Substituting the formula for $x_I$ and the expression for $x$, we obtain

$$\frac{m(b+c)+x(b-c)}{a+b+c} = \frac m2.$$

After replacing $x$ by $\frac{c^2-b^2}{4m}$ and simplifying,

$$2m^2(b+c-a)=(b-c)^2(b+c).$$

Using the median formula

$$m^2=\frac{2b^2+2c^2-a^2}{4},$$

the left-hand side becomes

$$\frac{2b^2+2c^2-a^2}{2}(b+c-a).$$

A direct factorization yields

$$\frac12(a-2b)(a-2c)(a+b+c)=0.$$

Since $a+b+c>0$,

$$a=2b \quad\text{or}\quad a=2c.$$

The two cases are symmetric. It suffices to consider

$$a=2b.$$

Set

$$t=\frac cb.$$

Scaling does not affect ratios, so take $b=1$. Then

$$a=2,\qquad c=t.$$

The median formula gives

$$m^2=\frac{t^2-1}{2}.$$

From

$$x=\frac{t^2-1}{4m},$$

one finds

$$x=\frac{\sqrt{2t^2-2}}{4},$$

and then

$$y^2=1-(m-x)^2 =\frac{9-t^2}{8}.$$

The semiperimeter is

$$s=\frac{a+b+c}{2} =\frac{3+t}{2}.$$

The area equals

$$\Delta=my,$$

hence

$$r=\frac{\Delta}{s} =\frac{2my}{3+t}.$$

The $y$-coordinate of the incenter is

$$k=\frac{y(1-t)}{3+t}.$$

Therefore

$$r^2-k^2 = \frac{(3-t)(t-1)}{8}.$$

The quantity $\sqrt{r^2-k^2}$ is the half-length of the chord cut by the incircle on the median. Since the median is divided into three equal parts, that half-length equals

$$\frac m6.$$

Thus

$$r^2-k^2=\frac{m^2}{36}.$$

Substituting the expressions above,

$$\frac{(3-t)(t-1)}{8} = \frac{t^2-1}{72}.$$

Multiplying by $72$,

$$9(3-t)(t-1)=t^2-1.$$

This simplifies to

$$(t-1)(5t-13)=0.$$

The value $t=1$ gives $m=0$ and is impossible.

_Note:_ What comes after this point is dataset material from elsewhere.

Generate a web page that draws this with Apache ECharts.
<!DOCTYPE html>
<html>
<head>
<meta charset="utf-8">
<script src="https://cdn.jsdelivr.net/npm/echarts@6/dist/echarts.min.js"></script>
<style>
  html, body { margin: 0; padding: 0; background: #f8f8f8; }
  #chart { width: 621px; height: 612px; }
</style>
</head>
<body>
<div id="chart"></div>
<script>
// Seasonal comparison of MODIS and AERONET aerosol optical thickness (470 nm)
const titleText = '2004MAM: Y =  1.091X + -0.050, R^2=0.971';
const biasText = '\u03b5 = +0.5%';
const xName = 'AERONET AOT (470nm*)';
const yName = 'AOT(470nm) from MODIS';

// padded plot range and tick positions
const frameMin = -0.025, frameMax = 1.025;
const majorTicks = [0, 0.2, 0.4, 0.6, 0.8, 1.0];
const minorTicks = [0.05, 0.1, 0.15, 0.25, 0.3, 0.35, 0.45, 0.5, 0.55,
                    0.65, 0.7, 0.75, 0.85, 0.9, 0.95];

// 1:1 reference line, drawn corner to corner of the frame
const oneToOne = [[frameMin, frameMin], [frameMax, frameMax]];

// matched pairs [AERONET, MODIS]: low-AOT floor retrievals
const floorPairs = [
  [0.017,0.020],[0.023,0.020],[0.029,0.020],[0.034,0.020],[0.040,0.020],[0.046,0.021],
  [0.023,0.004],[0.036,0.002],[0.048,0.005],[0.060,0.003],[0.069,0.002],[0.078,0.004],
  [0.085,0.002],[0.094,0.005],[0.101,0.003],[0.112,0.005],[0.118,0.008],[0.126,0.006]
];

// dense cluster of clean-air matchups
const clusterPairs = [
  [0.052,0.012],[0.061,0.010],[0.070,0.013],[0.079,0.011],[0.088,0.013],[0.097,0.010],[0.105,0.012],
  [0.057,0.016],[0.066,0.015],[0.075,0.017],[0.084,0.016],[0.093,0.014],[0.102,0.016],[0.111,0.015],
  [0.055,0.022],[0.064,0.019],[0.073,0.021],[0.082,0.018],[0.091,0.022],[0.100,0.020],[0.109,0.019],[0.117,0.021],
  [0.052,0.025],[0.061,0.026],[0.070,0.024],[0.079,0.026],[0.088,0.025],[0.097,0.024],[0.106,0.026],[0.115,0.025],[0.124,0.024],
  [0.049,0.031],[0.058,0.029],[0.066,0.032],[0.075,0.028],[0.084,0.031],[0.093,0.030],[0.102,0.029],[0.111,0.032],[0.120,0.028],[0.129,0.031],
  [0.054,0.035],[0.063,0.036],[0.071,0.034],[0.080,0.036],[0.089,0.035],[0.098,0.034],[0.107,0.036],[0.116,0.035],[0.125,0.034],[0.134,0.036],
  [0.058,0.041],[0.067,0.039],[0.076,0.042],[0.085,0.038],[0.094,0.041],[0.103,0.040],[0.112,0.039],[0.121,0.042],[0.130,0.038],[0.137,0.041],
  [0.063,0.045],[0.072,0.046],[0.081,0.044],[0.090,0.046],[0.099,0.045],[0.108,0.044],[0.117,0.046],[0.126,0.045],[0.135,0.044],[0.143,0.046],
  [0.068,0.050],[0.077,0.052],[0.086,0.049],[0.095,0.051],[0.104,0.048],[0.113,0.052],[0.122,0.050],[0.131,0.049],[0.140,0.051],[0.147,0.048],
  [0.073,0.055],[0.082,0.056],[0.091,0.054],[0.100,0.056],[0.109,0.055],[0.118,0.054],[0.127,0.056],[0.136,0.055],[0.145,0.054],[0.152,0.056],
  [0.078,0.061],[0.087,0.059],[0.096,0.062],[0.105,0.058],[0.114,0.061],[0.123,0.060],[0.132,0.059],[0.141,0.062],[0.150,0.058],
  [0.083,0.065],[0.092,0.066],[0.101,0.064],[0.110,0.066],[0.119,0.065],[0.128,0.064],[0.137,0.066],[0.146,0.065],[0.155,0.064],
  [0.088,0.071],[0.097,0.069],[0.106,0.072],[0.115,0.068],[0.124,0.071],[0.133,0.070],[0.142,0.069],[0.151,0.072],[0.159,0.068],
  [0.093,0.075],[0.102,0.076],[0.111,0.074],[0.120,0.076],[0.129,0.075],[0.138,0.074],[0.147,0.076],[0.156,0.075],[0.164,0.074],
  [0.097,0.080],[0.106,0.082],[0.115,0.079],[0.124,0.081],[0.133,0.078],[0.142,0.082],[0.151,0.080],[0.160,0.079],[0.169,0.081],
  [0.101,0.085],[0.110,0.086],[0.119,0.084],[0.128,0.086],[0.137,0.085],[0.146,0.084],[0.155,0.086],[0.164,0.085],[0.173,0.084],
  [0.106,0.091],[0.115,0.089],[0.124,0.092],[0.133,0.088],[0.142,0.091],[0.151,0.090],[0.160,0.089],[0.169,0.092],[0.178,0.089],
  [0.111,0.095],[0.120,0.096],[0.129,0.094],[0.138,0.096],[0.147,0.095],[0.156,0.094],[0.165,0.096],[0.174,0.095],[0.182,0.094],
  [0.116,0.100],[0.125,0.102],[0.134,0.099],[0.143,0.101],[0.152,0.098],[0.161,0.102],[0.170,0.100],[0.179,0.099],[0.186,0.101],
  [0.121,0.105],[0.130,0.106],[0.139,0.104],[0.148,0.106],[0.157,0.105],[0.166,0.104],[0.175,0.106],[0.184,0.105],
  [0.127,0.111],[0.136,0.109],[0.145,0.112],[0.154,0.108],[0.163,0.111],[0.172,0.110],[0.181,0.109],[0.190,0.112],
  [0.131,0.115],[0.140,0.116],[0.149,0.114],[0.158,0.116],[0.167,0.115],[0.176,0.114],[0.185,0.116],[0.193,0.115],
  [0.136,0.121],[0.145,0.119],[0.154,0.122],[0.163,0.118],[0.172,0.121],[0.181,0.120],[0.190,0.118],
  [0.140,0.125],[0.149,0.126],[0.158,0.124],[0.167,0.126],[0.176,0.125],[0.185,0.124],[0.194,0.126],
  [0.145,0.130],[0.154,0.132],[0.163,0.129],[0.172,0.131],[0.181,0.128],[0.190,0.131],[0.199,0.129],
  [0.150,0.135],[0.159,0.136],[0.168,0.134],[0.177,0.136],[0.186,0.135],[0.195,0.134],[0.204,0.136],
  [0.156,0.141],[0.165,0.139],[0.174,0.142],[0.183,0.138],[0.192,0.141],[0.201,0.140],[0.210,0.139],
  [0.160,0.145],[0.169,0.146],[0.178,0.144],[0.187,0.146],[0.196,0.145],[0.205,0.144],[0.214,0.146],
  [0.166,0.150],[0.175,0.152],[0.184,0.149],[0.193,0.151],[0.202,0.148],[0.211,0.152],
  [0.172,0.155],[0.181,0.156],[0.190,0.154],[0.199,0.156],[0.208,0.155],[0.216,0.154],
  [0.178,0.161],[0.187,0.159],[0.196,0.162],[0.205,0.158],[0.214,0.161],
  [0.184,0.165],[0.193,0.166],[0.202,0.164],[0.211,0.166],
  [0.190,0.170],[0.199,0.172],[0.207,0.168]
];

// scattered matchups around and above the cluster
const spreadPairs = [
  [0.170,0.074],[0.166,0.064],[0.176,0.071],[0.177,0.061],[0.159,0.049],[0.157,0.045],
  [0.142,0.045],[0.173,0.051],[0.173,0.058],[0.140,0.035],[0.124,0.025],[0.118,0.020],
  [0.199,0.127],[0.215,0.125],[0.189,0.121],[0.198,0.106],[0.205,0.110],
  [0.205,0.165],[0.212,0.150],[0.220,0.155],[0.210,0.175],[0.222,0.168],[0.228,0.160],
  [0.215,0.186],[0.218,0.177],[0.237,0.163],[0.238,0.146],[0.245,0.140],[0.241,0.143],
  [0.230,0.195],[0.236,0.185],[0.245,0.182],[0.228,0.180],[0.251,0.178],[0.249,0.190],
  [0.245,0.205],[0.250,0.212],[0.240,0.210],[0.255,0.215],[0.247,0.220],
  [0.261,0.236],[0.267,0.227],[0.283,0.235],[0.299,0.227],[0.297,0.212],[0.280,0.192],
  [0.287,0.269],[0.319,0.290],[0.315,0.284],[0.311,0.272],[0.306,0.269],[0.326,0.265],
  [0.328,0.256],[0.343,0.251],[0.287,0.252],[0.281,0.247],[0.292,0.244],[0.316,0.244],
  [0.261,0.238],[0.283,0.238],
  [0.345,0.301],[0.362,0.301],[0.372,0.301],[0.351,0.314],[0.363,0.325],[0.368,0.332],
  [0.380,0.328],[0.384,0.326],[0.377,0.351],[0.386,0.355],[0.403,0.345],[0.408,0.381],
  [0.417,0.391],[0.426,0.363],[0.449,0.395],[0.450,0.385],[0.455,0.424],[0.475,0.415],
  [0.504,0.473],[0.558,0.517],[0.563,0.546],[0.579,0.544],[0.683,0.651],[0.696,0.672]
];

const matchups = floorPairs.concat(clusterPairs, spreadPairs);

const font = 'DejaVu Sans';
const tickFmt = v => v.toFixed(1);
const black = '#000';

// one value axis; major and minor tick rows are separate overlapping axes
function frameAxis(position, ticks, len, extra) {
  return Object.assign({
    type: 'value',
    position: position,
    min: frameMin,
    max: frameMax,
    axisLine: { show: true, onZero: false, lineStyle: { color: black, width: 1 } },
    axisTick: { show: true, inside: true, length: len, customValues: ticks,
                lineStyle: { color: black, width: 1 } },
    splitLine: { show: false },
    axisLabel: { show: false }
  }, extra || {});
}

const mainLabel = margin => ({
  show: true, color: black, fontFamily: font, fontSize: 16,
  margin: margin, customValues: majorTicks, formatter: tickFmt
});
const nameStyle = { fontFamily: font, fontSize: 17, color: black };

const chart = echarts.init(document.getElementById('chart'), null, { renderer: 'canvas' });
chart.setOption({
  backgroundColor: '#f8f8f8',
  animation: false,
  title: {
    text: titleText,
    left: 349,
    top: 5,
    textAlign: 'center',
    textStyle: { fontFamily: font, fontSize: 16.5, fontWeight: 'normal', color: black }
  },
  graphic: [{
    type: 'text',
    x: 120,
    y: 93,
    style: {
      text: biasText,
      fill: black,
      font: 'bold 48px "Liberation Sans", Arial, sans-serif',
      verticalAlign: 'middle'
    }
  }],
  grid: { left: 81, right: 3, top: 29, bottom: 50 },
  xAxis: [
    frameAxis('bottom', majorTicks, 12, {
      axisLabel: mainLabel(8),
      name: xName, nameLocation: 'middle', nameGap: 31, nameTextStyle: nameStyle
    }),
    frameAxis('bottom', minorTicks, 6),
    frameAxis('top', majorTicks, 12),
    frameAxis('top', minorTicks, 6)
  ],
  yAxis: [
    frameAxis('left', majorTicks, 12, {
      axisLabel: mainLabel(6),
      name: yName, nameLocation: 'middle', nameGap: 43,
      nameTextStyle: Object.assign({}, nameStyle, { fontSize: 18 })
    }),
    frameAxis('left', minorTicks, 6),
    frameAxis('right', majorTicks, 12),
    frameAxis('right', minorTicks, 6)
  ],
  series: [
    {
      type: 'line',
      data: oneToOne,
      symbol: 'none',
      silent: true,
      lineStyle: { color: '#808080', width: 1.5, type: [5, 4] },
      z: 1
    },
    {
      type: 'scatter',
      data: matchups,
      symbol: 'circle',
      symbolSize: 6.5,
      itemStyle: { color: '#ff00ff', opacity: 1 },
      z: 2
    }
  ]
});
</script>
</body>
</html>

Hence

$$t=\frac{13}{5}.$$

Therefore

$$a:b:c = 2:1:\frac{13}{5} = 10:5:13.$$

In the symmetric case $a=2c$, the ratio is $10:13:5$, which represents the same unordered side ratio.

Hence the side lengths are proportional to

$$\boxed{5:10:13}.$$

Verification of Key Steps

The first delicate step is the deduction $x_I=\frac m2$. The incircle intersects the median in two points at distances $\frac m3$ and $\frac{2m}{3}$ from $A$. Their midpoint is at $\frac m2$. The radius drawn to the midpoint of a chord is perpendicular to the chord, so the projection of the center onto the median must be exactly this midpoint.

The second delicate step is the factorization leading to $a=2b$ or $a=2c$. Starting from

$$2m^2(b+c-a)=(b-c)^2(b+c)$$

and substituting

$$m^2=\frac{2b^2+2c^2-a^2}{4},$$

one obtains

$$\frac12(a-2b)(a-2c)(a+b+c)=0.$$

Since $a+b+c>0$, no other possibility exists.

The third delicate step is the chord-length condition. The chord endpoints are at $\frac m3$ and $\frac{2m}{3}$, so the distance from its midpoint to either endpoint is

$$\frac12\left(\frac{2m}{3}-\frac m3\right) = \frac m6.$$

For a circle of radius $r$ whose center is at distance $k$ from the line, the half-chord length equals $\sqrt{r^2-k^2}$, giving the equation used in the proof.

Alternative Approaches

A synthetic approach is possible. Let the two intersection points of the incircle with the median be $P$ and $Q$. Since $AP=PQ=QM$, the midpoint of $PQ$ is also the midpoint of $AM$. The projection of the incenter onto the median is therefore the midpoint of the median itself. Using standard formulas for distances from the incenter to medians and angle bisectors, one can derive directly that one side equals twice another.

After obtaining $a=2b$ or $a=2c$, one may use only classical formulas for the median and the inradius, avoiding coordinates entirely. The coordinate method above is preferable because every quantity involved is expressed explicitly and the crucial factorization emerges in a transparent algebraic form.